I recall repairs ( a part replacement) to Hubble - months (years?) of planning and preparations that IIRC included designing and building an electric screwdriver for the task, at huge expense. A small proportion of the total cost - which may have been put to other uses in space, a prototype if you like - but even so, very expensive. A cage was built and used to prevent losing screws. Losing bits into orbit should be avoided.

I also recall a rough estimate of most manual tasks in space taking 3 times as long as on Earth - dexterity becomes a slow and arduous activity in a space suit in zero gravity. Forethought, preparation and planning are the essential ingredients - way ahead of the improvisation that is often cited as reason to use astronauts. Or else welding can be done with robotics and remote operation - which I think should be the first choice.

Welding in vacuum is already a process used on Earth but I don't think they normally do it manually. Which may make the tech already in use more suited to space, not less. I expect a lot of preparation and planning would be needed - and that is the sticking point - how much preparation for building things in space vs sending up modular components that can be assembled, or self assemble. If we insist on having humans on site do the work the accommodations and other requirements will make that preparation much more complex; the safety and comfort of astronauts will become a primary focus, at cost to the mission objectives. Although, accommodation for astronauts could be the mission objective. It would unlikely to be a commercially viable objective, but it will be a popular one.

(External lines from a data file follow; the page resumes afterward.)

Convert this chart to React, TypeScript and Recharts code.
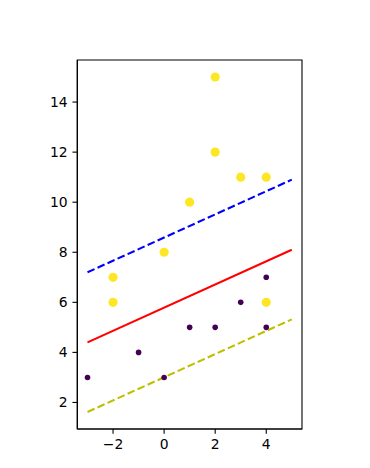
import React from 'react';
import { ScatterChart, Scatter, XAxis, YAxis, ReferenceLine, ReferenceArea } from 'recharts';

const purpleX = [-3, -1, 0, 1, 2, 3, 4, 4];
const purpleY = [3, 4, 3, 5, 5, 6, 5, 7];
const yellowX = [-2, -2, 0, 1, 2, 2, 3, 4, 4];
const yellowY = [6, 7, 8, 10, 12, 15, 11, 11, 6];

const lineX = [-3, 5];
const midY = [4.4, 8.1];
const upperY = [7.2, 10.9];
const lowerY = [1.62, 5.32];

const xTicks = [-2, 0, 2, 4];
const yTicks = [2, 4, 6, 8, 10, 12, 14];
const xDomain = [-3.4, 5.4];
const yDomain = [0.94, 15.68];

const purpleData = purpleX.map((x, i) => ({ x, y: purpleY[i] }));
const yellowData = yellowX.map((x, i) => ({ x, y: yellowY[i] }));
const seg = (ys: number[]) => lineX.map((x, i) => ({ x, y: ys[i] }));

const fmt = (v: number) => (v < 0 ? '\u2212' + Math.abs(v) : String(v));

const dot = (r: number, fill: string) => (props: any) => (
  <circle cx={props.cx} cy={props.cy} r={r} fill={fill} />
);

const tickStyle = { fill: '#000', fontSize: 13.9, fontFamily: 'DejaVu Sans' };

export default function App() {
  return (
    <div style={{ position: 'absolute', left: 0, top: 0, background: '#fff' }}>
      <ScatterChart width={370} height={468} margin={{ top: 60, right: 68, bottom: 9, left: 0 }}>
        <XAxis
          type="number"
          dataKey="x"
          domain={xDomain}
          ticks={xTicks}
          tickFormatter={fmt}
          allowDataOverflow
          height={30}
          tickSize={4.86}
          tickMargin={4.86}
          tick={tickStyle}
          axisLine={{ stroke: '#000', strokeWidth: 1.1 }}
          tickLine={{ stroke: '#000', strokeWidth: 1.1 }}
        />
        <YAxis
          type="number"
          dataKey="y"
          domain={yDomain}
          ticks={yTicks}
          tickFormatter={fmt}
          allowDataOverflow
          width={77.3}
          tickSize={4.86}
          tickMargin={4.86}
          tick={tickStyle}
          axisLine={{ stroke: '#000', strokeWidth: 1.1 }}
          tickLine={{ stroke: '#000', strokeWidth: 1.1 }}
        />
        <ReferenceArea
          x1={xDomain[0]}
          x2={xDomain[1]}
          y1={yDomain[0]}
          y2={yDomain[1]}
          fill="none"
          stroke="#000"
          strokeWidth={1.1}
          ifOverflow="visible"
        />
        <Scatter data={purpleData} fill="#440154" shape={dot(2.8, '#440154')} isAnimationActive={false} />
        <Scatter data={yellowData} fill="#fde725" shape={dot(4.6, '#fde725')} isAnimationActive={false} />
        <ReferenceLine segment={seg(midY)} stroke="#ff0000" strokeWidth={2.08} ifOverflow="visible" />
        <ReferenceLine segment={seg(upperY)} stroke="#0000ff" strokeWidth={2.08} strokeDasharray="7.7 3.3" ifOverflow="visible" />
        <ReferenceLine segment={seg(lowerY)} stroke="#bfbf00" strokeWidth={2.08} strokeDasharray="7.7 3.3" ifOverflow="visible" />
      </ScatterChart>
    </div>
  );
}
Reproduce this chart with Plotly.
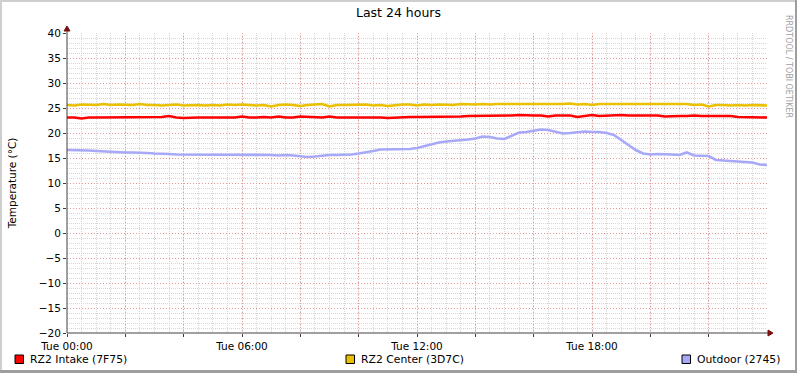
import plotly.graph_objects as go

# ---- data (15-minute samples, hours since Tue 00:00) ----
intake = [23.1, 23.1, 22.9, 23.1, 23.1, 23.1, 23.1, 23.2, 23.1, 23.1, 23.1, 23.1,
          23.1, 23.2, 23.4, 23.1, 23.0, 23.1, 23.1, 23.1, 23.1, 23.0, 23.1, 23.1,
          23.3, 23.1, 23.1, 23.2, 23.1, 23.3, 23.1, 23.1, 23.3, 23.2, 23.1, 23.1,
          23.3, 23.1, 23.1, 23.1, 23.1, 23.2, 23.1, 23.1, 23.0, 23.1, 23.2, 23.2,
          23.2, 23.2, 23.3, 23.2, 23.3, 23.3, 23.3, 23.4, 23.4, 23.5, 23.5, 23.5,
          23.5, 23.5, 23.6, 23.5, 23.5, 23.5, 23.3, 23.5, 23.5, 23.5, 23.2, 23.4,
          23.6, 23.4, 23.5, 23.5, 23.6, 23.5, 23.5, 23.5, 23.5, 23.5, 23.3, 23.4,
          23.4, 23.4, 23.5, 23.4, 23.4, 23.4, 23.3, 23.4, 23.2, 23.2, 23.1, 23.1, 23.1]
center = [25.6, 25.5, 25.7, 25.6, 25.6, 25.8, 25.6, 25.7, 25.7, 25.6, 25.8, 25.6,
          25.6, 25.5, 25.6, 25.7, 25.5, 25.6, 25.6, 25.5, 25.6, 25.5, 25.7, 25.6,
          25.7, 25.6, 25.5, 25.6, 25.3, 25.6, 25.7, 25.6, 25.4, 25.6, 25.7, 25.8,
          25.3, 25.6, 25.6, 25.6, 25.6, 25.7, 25.5, 25.6, 25.4, 25.6, 25.7, 25.7,
          25.5, 25.7, 25.6, 25.7, 25.7, 25.6, 25.8, 25.7, 25.7, 25.8, 25.7, 25.8,
          25.8, 25.7, 25.8, 25.8, 25.7, 25.8, 25.8, 25.7, 25.8, 25.9, 25.7, 25.8,
          25.6, 25.8, 25.8, 25.7, 25.8, 25.8, 25.7, 25.8, 25.7, 25.8, 25.7, 25.8,
          25.7, 25.8, 25.6, 25.7, 25.3, 25.6, 25.6, 25.5, 25.6, 25.5, 25.6, 25.5, 25.5]
outdoor = [16.6, 16.6, 16.5, 16.5, 16.4, 16.3, 16.2, 16.2, 16.1, 16.1, 16.1, 16.0,
           15.9, 15.9, 15.8, 15.7, 15.7, 15.7, 15.7, 15.6, 15.6, 15.6, 15.7, 15.6,
           15.6, 15.6, 15.6, 15.6, 15.6, 15.5, 15.6, 15.5, 15.3, 15.2, 15.3, 15.5,
           15.6, 15.6, 15.6, 15.7, 15.9, 16.1, 16.4, 16.7, 16.7, 16.7, 16.7, 16.8,
           17.0, 17.4, 17.8, 18.1, 18.3, 18.4, 18.6, 18.7, 18.9, 19.3, 19.2, 18.9,
           18.8, 19.5, 20.1, 20.2, 20.4, 20.7, 20.6, 20.3, 19.9, 20.0, 20.2, 20.3,
           20.2, 20.2, 20.0, 19.6, 18.6, 17.6, 16.6, 15.9, 15.7, 15.8, 15.8, 15.7,
           15.6, 16.1, 15.5, 15.4, 15.4, 14.6, 14.5, 14.3, 14.3, 14.2, 14.1, 13.7, 13.6]
hours = [i * 0.25 for i in range(len(outdoor))]

series_names = ["RZ2 Intake (7F75)", "RZ2 Center (3D7C)", "Outdoor (2745)"]
series_colors = ["#FF0000", "#EAC000", "#A8A8F8"]

x_tickvals = list(range(0, 24, 2))
x_ticktext = ["Tue 00:00", "", "", "Tue 06:00", "", "", "Tue 12:00", "", "", "Tue 18:00", "", ""]

W, H = 797, 373
L, R, T, B = 67, 30, 33, 40
PW, PH = W - L - R, H - T - B


def px(xp):
    return (xp - L) / PW


def py(yp):
    return (H - B - yp) / PH


fig = go.Figure()
for name, vals, col in zip(series_names, [intake, center, outdoor], series_colors):
    fig.add_trace(go.Scatter(x=hours, y=vals, mode="lines", name=name,
                             line=dict(color=col, width=2.6, shape="linear"),
                             showlegend=False, hoverinfo="skip"))

font = "DejaVu Sans, Verdana, sans-serif"
major_grid = "#EA9898"
minor_grid = "#D6D6D6"

fig.update_layout(
    width=W, height=H,
    margin=dict(l=L, r=R, t=T, b=B, pad=0),
    paper_bgcolor="#FFFFFF", plot_bgcolor="#FFFFFF",
    font=dict(family=font, size=10.5, color="#000000"),
    title=dict(text="Last 24 hours", x=0.5, xanchor="center", y=1 - 13 / H, yanchor="middle",
               font=dict(family=font, size=12.5, color="#000000")),
    xaxis=dict(range=[0, 24], tickvals=x_tickvals, ticktext=x_ticktext, automargin=False,
               showgrid=True, gridcolor=major_grid, griddash="1px,2px", gridwidth=1,
               minor=dict(dtick=0.5, tick0=0, showgrid=True, gridcolor=minor_grid,
                          griddash="1px,1px", gridwidth=1),
               ticks="outside", ticklen=3, tickcolor="#404040",
               showline=False, zeroline=False, tickfont=dict(size=10.5)),
    yaxis=dict(range=[-20, 40], dtick=5, tick0=0, automargin=False,
               showgrid=True, gridcolor=major_grid, griddash="1px,2px", gridwidth=1,
               minor=dict(dtick=1, tick0=0, showgrid=True, gridcolor=minor_grid,
                          griddash="1px,1px", gridwidth=1),
               ticks="outside", ticklen=3, tickcolor="#404040",
               showline=False, zeroline=False, tickfont=dict(size=10.5),
               title=dict(text="Temperature (°C)", standoff=20, font=dict(size=10.5))),
)

shapes = []
# image border shading
shapes.append(dict(type="line", xref="paper", yref="paper", x0=px(0), x1=px(W), y0=py(1), y1=py(1),
                   line=dict(color="#CFCFCF", width=2)))
shapes.append(dict(type="line", xref="paper", yref="paper", x0=px(1), x1=px(1), y0=py(0), y1=py(H),
                   line=dict(color="#CFCFCF", width=2)))
shapes.append(dict(type="line", xref="paper", yref="paper", x0=px(0), x1=px(W), y0=py(H - 1.5), y1=py(H - 1.5),
                   line=dict(color="#9E9E9E", width=3)))
shapes.append(dict(type="line", xref="paper", yref="paper", x0=px(W - 1), x1=px(W - 1), y0=py(0), y1=py(H),
                   line=dict(color="#9E9E9E", width=2)))
# axes
shapes.append(dict(type="line", xref="paper", yref="paper", x0=0, x1=px(769), y0=0, y1=0,
                   line=dict(color="#404040", width=1), layer="above"))
shapes.append(dict(type="line", xref="paper", yref="paper", x0=0, x1=0, y0=0, y1=py(29),
                   line=dict(color="#404040", width=1), layer="above"))
# arrows
shapes.append(dict(type="path", xref="paper", yref="paper",
                   path=f"M {px(64)} {py(31)} L {px(70)} {py(31)} L {px(67)} {py(26)} Z",
                   fillcolor="#7A1010", line=dict(color="#7A1010", width=1), layer="above"))
shapes.append(dict(type="path", xref="paper", yref="paper",
                   path=f"M {px(768)} {py(330)} L {px(768)} {py(336)} L {px(773)} {py(333)} Z",
                   fillcolor="#7A1010", line=dict(color="#7A1010", width=1), layer="above"))
# legend swatches
legend_x = [15, 346, 682]
for lx, col in zip(legend_x, series_colors):
    shapes.append(dict(type="rect", xref="paper", yref="paper",
                       x0=px(lx), x1=px(lx + 8.5), y0=py(363.5), y1=py(355),
                       fillcolor=col, line=dict(color="#000000", width=1)))
fig.update_layout(shapes=shapes)

annotations = []
for lx, name in zip(legend_x, series_names):
    annotations.append(dict(text=name, xref="paper", yref="paper", x=px(lx + 12.5), y=py(359.5),
                            xanchor="left", yanchor="middle", showarrow=False,
                            font=dict(family=font, size=10.8, color="#000000")))
annotations.append(dict(text="RRDTOOL / TOBI OETIKER", xref="paper", yref="paper",
                        x=px(789), y=py(66), xanchor="center", yanchor="middle", textangle=90,
                        showarrow=False, font=dict(family=font, size=8, color="#A0A0A0")))
fig.update_layout(annotations=annotations)

fig.write_html("out.html", config={"displayModeBar": False},
               post_script="document.body.style.margin='0';document.body.style.overflow='hidden';")
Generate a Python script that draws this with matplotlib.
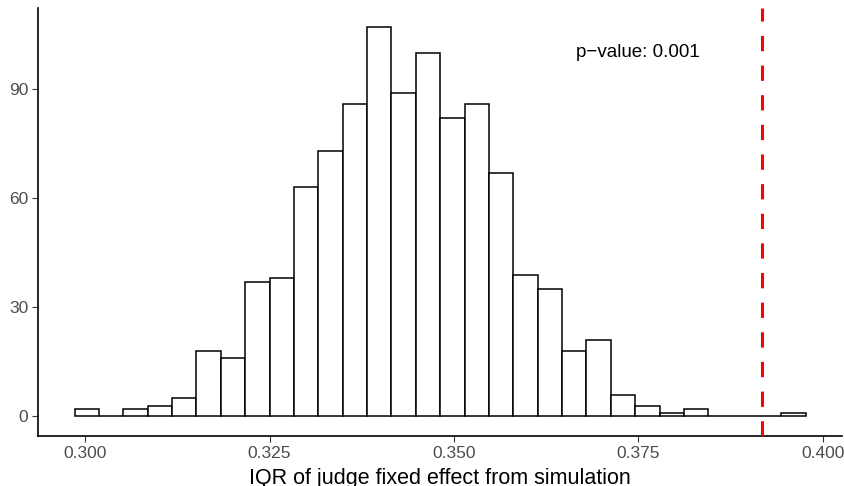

Acquiring materials in space will need a lot more preparation and pre-investment. What can be made with unrefined nickel-iron? It will be the most readily available, least cost construction material that can be obtained in space.

 

[Clovis]

Halliburton divers do it all the time underwater. On offshore drilling rigs.
They do have a special rod though. I live right in the middle of the oil field and Ive been on those rigs before. Working on the generators.